在Java中计算经过时间时接收NaN

Question

I am writing a program that searches through the english dictionary using both an exhaustive and binary search. I have to print out the averages of each. Here is the code for both. I really don't think the issue is the find and findUsingBinarySearch itself.

public static double measureAverageExhaustiveSearchTime(String[] queries, String[] array){
    //Measures the average number of microseconds (µs) needed to find each query, using exhaustive search.
    long startTime = System.currentTimeMillis();
    for(int i = 0; i < queries.length; i++){
        find(queries[i], array);
    }
    long endTime = System.currentTimeMillis();
    double elapsedTime = (endTime - startTime);
    return (double)((elapsedTime/1000000000.0)/queries.length);
    }

   public static double measureAverageBinarySearchTime(String[] queries, String[] array){
    //Measures the average number of microseconds (µs) needed to find each query, using binary search.
    long startTime = System.nanoTime();
    for(int i = 0; i < queries.length; i++){
        findUsingBinarySearch(queries[i], array);
    }
    long endTime = System.nanoTime();
    double elapsedTime = (endTime - startTime);
    return (double)((elapsedTime/1000000000.0)/queries.length);

        //(double)(elapsedTime * 1000)/(queries.length);
}

My output is just:

EXHAUSTIVE SEARCH: NaN seconds

BINARY SEARCH: NaN seconds

FAILED EXHAUSTIVE SEARCH: NaN seconds

FAILED BINARY SEARCH: NaN seconds

---

When I used a much smaller file, I got this!

EXHAUSTIVE SEARCH: 0.0 seconds

BINARY SEARCH: 2.1E-6 seconds

FAILED EXHAUSTIVE SEARCH: 1.0E-10 seconds

FAILED BINARY SEARCH: 1.4E-6 seconds

Here is how I call the method, using the dictionary as both parameters, as I am trying to test how long it takes the array to binary search itself. I also use a copy of the dictionary with "zzz" appended to each word to facilitate a failed binary and exhaustive search.

    System.out.println("EXHAUSTIVE SEARCH: ");
System.out.println(measureAverageExhaustiveSearchTime(dictionary, dictionary)+" seconds");
System.out.println("BINARY SEARCH: ");
System.out.println(measureAverageBinarySearchTime(dictionary, dictionary)+" seconds");         
System.out.println("FAILED EXHAUSTIVE SEARCH: ");
System.out.println(measureAverageExhaustiveSearchTime(dictionaryzzz, dictionary) + " seconds");
System.out.println("FAILED BINARY SEARCH: ");
System.out.println(measureAverageBinarySearchTime(dictionaryzzz, dictionary)+" seconds");

I'm unsure of how to fix this.

Answer 1

If you're trying to convert from milliseconds to microseconds, you should be multiplying, instead of dividing, by 1000.
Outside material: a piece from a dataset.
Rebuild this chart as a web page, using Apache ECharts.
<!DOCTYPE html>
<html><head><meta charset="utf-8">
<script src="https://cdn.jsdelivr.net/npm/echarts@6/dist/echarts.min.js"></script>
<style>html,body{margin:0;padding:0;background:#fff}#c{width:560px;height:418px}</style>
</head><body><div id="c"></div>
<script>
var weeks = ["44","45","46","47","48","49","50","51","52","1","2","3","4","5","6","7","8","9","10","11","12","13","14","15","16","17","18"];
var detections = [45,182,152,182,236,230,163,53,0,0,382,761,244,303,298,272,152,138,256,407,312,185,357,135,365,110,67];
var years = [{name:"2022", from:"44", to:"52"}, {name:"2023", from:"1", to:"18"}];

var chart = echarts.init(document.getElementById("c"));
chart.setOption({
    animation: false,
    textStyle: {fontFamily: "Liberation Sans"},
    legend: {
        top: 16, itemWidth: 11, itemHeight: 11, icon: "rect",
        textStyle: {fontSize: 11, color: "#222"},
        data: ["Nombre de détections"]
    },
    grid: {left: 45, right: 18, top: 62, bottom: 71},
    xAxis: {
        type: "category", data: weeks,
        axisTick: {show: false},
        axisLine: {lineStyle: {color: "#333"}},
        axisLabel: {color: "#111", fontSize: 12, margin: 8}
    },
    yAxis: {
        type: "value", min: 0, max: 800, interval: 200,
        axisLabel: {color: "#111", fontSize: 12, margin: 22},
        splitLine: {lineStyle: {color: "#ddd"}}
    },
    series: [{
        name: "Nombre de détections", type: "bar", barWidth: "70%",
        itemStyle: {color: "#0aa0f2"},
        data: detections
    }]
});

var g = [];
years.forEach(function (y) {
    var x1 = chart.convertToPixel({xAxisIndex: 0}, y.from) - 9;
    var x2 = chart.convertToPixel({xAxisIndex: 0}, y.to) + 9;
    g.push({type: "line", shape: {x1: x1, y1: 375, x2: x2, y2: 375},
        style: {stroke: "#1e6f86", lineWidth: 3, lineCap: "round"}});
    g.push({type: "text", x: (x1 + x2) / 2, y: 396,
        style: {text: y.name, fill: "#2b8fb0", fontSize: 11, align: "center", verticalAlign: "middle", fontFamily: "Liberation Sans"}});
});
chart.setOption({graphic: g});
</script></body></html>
Your measureAverageExhaustiveSearchTime code:

return (double)((elapsedTime/1000000000.0)/queries.length);

This should be:

return (double)((elapsedTime*1000.0)/queries.length);

Furthermore I would avoid converting the startTime and endTime long datatypes by casting this to a double when solving for elapsedTime . Try to stay in one datatype. Datatype conversions sometimes results in chopped off results, or unexpected flooring of values.

Answer 2

It seems your query array does not contain any elements. So it is empty and its length is zero (0). As an effect you get a division by zero which results in Double.NaN ,

Answer 3

A NaN value is used to represent the result of certain invalid operations such as dividing zero by zero . NaN constants of both float and double type are predefined as Float.NaN and Double.NaN . So, the problem is obviously with (elapsedTime/1000000000.0)/queries.length) and other such statement.

Answer 4

Read this article. The whole article will be extremely useful for you, but this part is especially important:

"NaN" stands for "not a number". "Nan" is produced if a floating point operation has some input parameters that cause the operation to produce some undefined result. For example, 0.0 divided by 0.0 is arithmetically undefined. Taking the square root of a negative number is also undefined.

Now, please debug your code and watch your values, especially at your return statement. If you can see something unusual in your arithmetic operations, like 0 divided by 0, then that's the root of the problem.